Different instructional activities are needed for acquiring driving competence
in each of the three domains. Similarly, when testing the competence of
drivers, all three domains must be assessed by suitable and valid quiz items
(James & Nahl, 1988).
Driving
is a complex of behaviors acting together as cultural norms transmitted by
parents, other adults, books, movies, TV. Driving inherently involves taking
risks, making errors, and losing emotional self-control. Drivers need training
in risk taking, error recovery, and emotional control under emergency or
provocation conditions. Driving norms exist in three domains: affective,
cognitive, and sensorimotor.
The
primary affective driving norms are:
·
Valuing territoriality, dominance, and competition as a
desirable driving style
·
Condoning intolerance of diversity (in needs and
competencies of other drivers)
·
Supporting retribution ethics (or vigilante motives with
desire to punish or amend)
·
Social acceptance of impulsivity and risk taking in driving
·
Condoning aggressiveness, disrespect, and the expression of
hostility
These affective norms
are negative and anti-social. Socio-cultural methods must be used to reduce the
attractiveness of these aggressive norms and to increase the attractiveness of
positive and cooperative driver roles.
The
primary cognitive driving norms are:
·
Inaccurate risk assessment
·
Biased and self-serving explanations of driving incidents
·
Lack of emotional intelligence as a driver (Goleman, 1986)
·
Low or underdeveloped level of moral involvement
(dissociation and egotism)
These cognitive norms
are inaccurate and inadequate. Self-training and self-improvement techniques
must be taught so that drivers can better manage risk and regulate their own
emotional behavior.
The
primary sensorimotor driving norms are:
·
Automatized habits (unselfconscious or unaware of one’s
style and risk habits)
·
Errors of perception (e.g., distance, speed, initiating
wrong action)
·
Lapses (in attention or performance due to fatigue,
sleepiness, pain, drugs, boredom, inadequate training or preparation)
These sensorimotor
norms are inadequate and immature. Lifelong driver self-improvement exercises
are necessary to reach more competent habits of driving.
Obtaining
a driver’s license cannot be considered the end of driver training. Continued
driver training in the form of guided lifelong self-improvement activities is
essential for acquiring new skills. New skills are needed as driving gets more
complex:
·
Multi-tasking
·
Reading maps on screens
·
Using computers
·
Note taking
·
Talking on phone
·
Allocating adequate driving time
·
Coping with hostility
The new driving norms
that socio-cultural methods create will be spontaneously adopted by the current
generation of children. Individualistic and competitive expectations lead
drivers to be aggressive and hostile towards other road users. This aggressive
frame of mind can generalize to other interactive settings such as the
workplace and the family, creating higher stress and greater conflict.

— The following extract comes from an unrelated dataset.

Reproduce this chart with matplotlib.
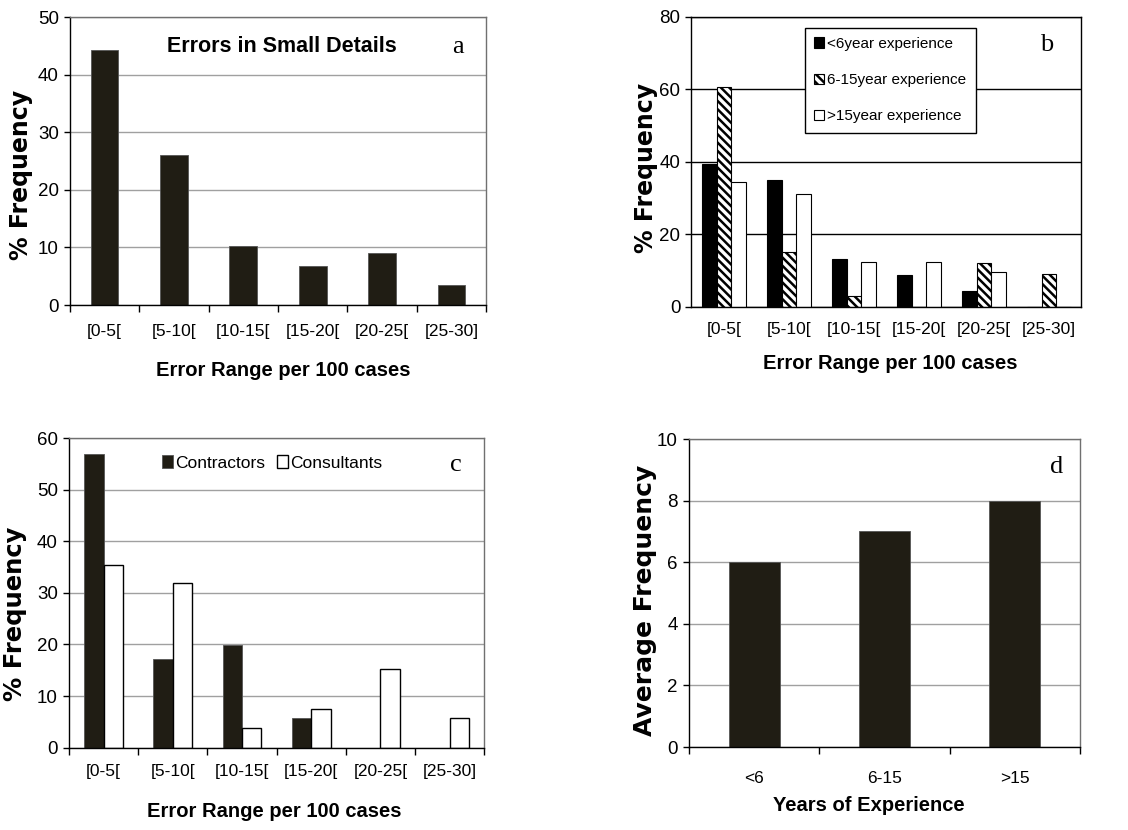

Similarly, the more supportive expectations can be expected to generalize to
other social settings, creating less stress and conflict, and more satisfaction
and calm. Thus, driving psychology is also a health-enhancing practice.
The enormous driving
challenge that is facing our society today can become an opportunity for
strengthening the community and evolving more humane and compassionate
relations. Instead of mutual antagonism, we can express mutual support.
Supportive driving styles can help us make peace on our highways, streets and
parking lots. We must, or else we will see an increase of hostile behavior in
public places, such as parking lot rage, pedestrian rage, bicyclists rage, air
rage, sports rage, neighbor rage, and so on. Let's not go that
route! And yet more and more people will be tempted to slide into these
dangerous forms of behavior due to social imitation and emotional contagion.